• [Aim]:
Select all lines in the records that include "this".

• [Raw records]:
* START *

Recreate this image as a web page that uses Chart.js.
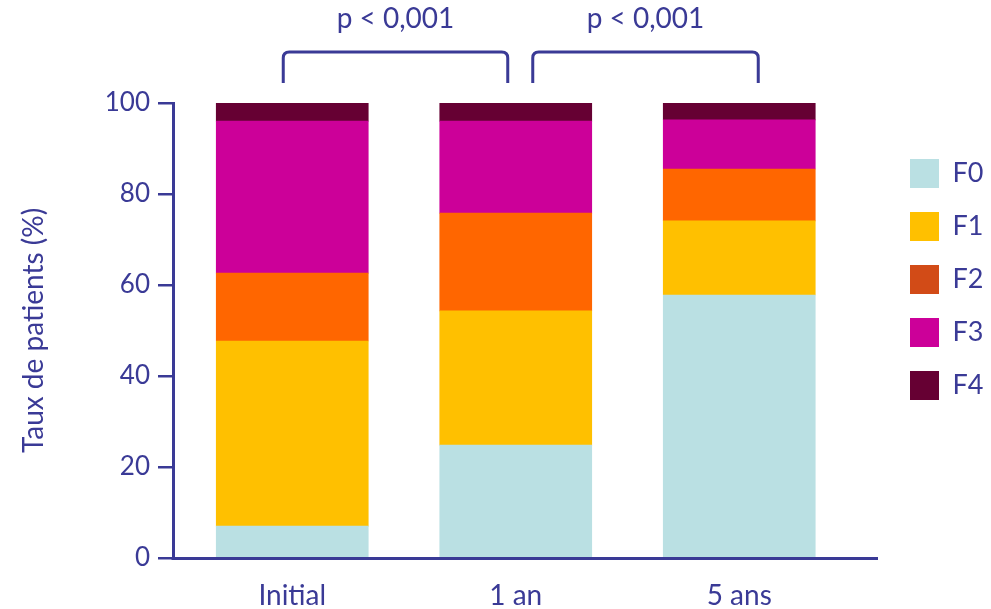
<!DOCTYPE html>
<html>
<head>
<meta charset="utf-8">
<script src="https://cdn.jsdelivr.net/npm/chart.js@4/dist/chart.umd.min.js"></script>
<style>
  html, body { margin: 0; padding: 0; background: #ffffff; }
  #wrap { width: 991px; height: 609px; }
</style>
</head>
<body>
<div id="wrap"><canvas id="c" width="991" height="609"></canvas></div>
<script>
// ---- data ----
const categories = ['Initial', '1 an', '5 ans'];
const seriesNames = ['F0', 'F1', 'F2', 'F3', 'F4'];
const F0 = [7.0, 24.8, 57.8];
const F1 = [40.7, 29.5, 16.3];
const F2 = [14.9, 21.5, 11.4];
const F3 = [33.4, 20.2, 10.8];
const F4 = [4.0, 4.0, 3.7];
const yTicks = [0, 20, 40, 60, 80, 100];
const pLabels = ['p < 0,001', 'p < 0,001'];

// ---- styles ----
const INK = '#3A3A96';
const barColors = ['#BAE0E3', '#FFC000', '#FF6600', '#CC0099', '#660033'];
const legendColors = ['#BAE0E3', '#FFC000', '#D24B17', '#CC0099', '#660033'];
Chart.defaults.font.family = 'Lato';

const seriesValues = [F0, F1, F2, F3, F4];
const datasets = seriesNames.map((name, i) => ({
  label: name,
  data: seriesValues[i],
  backgroundColor: barColors[i],
  borderWidth: 0,
  barThickness: 152
}));

const overlay = {
  id: 'overlay',
  afterLayout(chart) {
    // place the category band of the x scale
    const xs = chart.scales.x;
    xs.left = 180.5; xs.right = 851;
    xs.configure();
    // place the legend
    const lg = chart.legend;
    const pad = lg.options.labels.padding;
    const dx = 910 - (lg.left + pad);
    lg.left += dx; lg.right += dx;
    const dy = 159 - (lg.top + pad);
    lg.top += dy; lg.bottom += dy;
  },
  afterDraw(chart) {
    const ctx = chart.ctx;
    const xs = chart.scales.x;
    const area = chart.chartArea;
    ctx.save();
    ctx.strokeStyle = INK;
    ctx.lineWidth = 3;
    // x axis line
    ctx.beginPath();
    ctx.moveTo(area.left - 1.5, area.bottom + 0.5);
    ctx.lineTo(878, area.bottom + 0.5);
    ctx.stroke();
    // brackets
    const c = categories.map((_, i) => xs.getPixelForValue(i));
    const brackets = [[c[0] - 9, c[1] - 8], [c[1] + 17, c[2] + 19]];
    const yTop = 52, yBot = 83, r = 6;
    brackets.forEach(([x1, x2], i) => {
      ctx.beginPath();
      ctx.moveTo(x1, yBot);
      ctx.lineTo(x1, yTop + r);
      ctx.quadraticCurveTo(x1, yTop, x1 + r, yTop);
      ctx.lineTo(x2 - r, yTop);
      ctx.quadraticCurveTo(x2, yTop, x2, yTop + r);
      ctx.lineTo(x2, yBot);
      ctx.stroke();
      ctx.fillStyle = INK;
      ctx.font = '28px Lato';
      ctx.textAlign = 'center';
      ctx.textBaseline = 'alphabetic';
      ctx.fillText(pLabels[i], (x1 + x2) / 2, 28);
    });
    ctx.restore();
  }
};

new Chart(document.getElementById('c'), {
  type: 'bar',
  data: { labels: categories, datasets },
  options: {
    responsive: false,
    animation: false,
    devicePixelRatio: 1,
    layout: { padding: { top: 103, right: 30, bottom: 0, left: 0 } },
    plugins: {
      tooltip: { enabled: false },
      legend: {
        position: 'right',
        align: 'start',
        labels: {
          boxWidth: 29,
          boxHeight: 29,
          padding: 24,
          color: INK,
          font: { size: 27 },
          generateLabels(chart) {
            const items = Chart.defaults.plugins.legend.labels.generateLabels(chart);
            items.forEach((it, i) => {
              it.fillStyle = legendColors[i];
              it.strokeStyle = legendColors[i];
              it.lineWidth = 0;
            });
            return items;
          }
        }
      }
    },
    scales: {
      x: {
        stacked: true,
        grid: { display: false, drawTicks: false },
        border: { display: false },
        ticks: { color: INK, font: { size: 28 }, padding: 21 },
        afterFit(scale) { scale.height = 51; }
      },
      y: {
        stacked: true,
        min: 0,
        max: 100,
        afterBuildTicks(scale) { scale.ticks = yTicks.map(v => ({ value: v })); },
        ticks: { color: INK, font: { size: 26 }, padding: 8 },
        grid: { drawOnChartArea: false, drawTicks: true, tickLength: 15, color: INK, lineWidth: 2.5 },
        border: { display: true, color: INK, width: 3 },
        title: { display: true, text: 'Taux de patients (%)', color: INK, font: { size: 28 }, padding: { top: 17, bottom: 0 } },
        afterFit(scale) { scale.width = 173; }
      }
    }
  },
  plugins: [overlay]
});
</script>
</body>
</html>
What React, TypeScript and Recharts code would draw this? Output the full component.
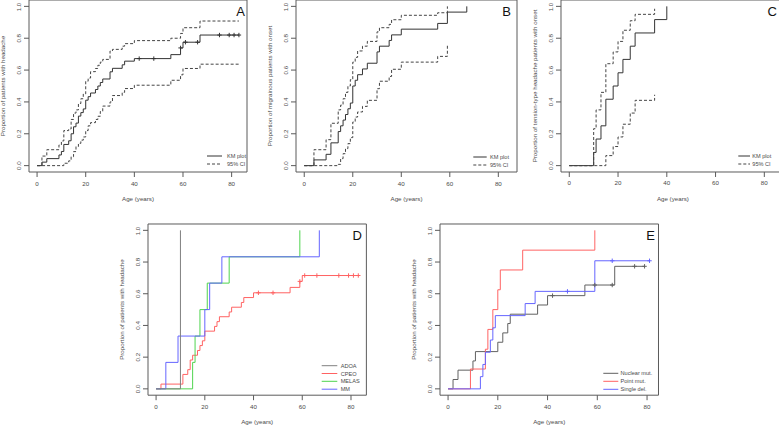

* END *

• [Answer for the task]:
Recreate this image as a web page that uses Chart.js.
What React, TypeScript and Recharts code would draw this? Output the full component.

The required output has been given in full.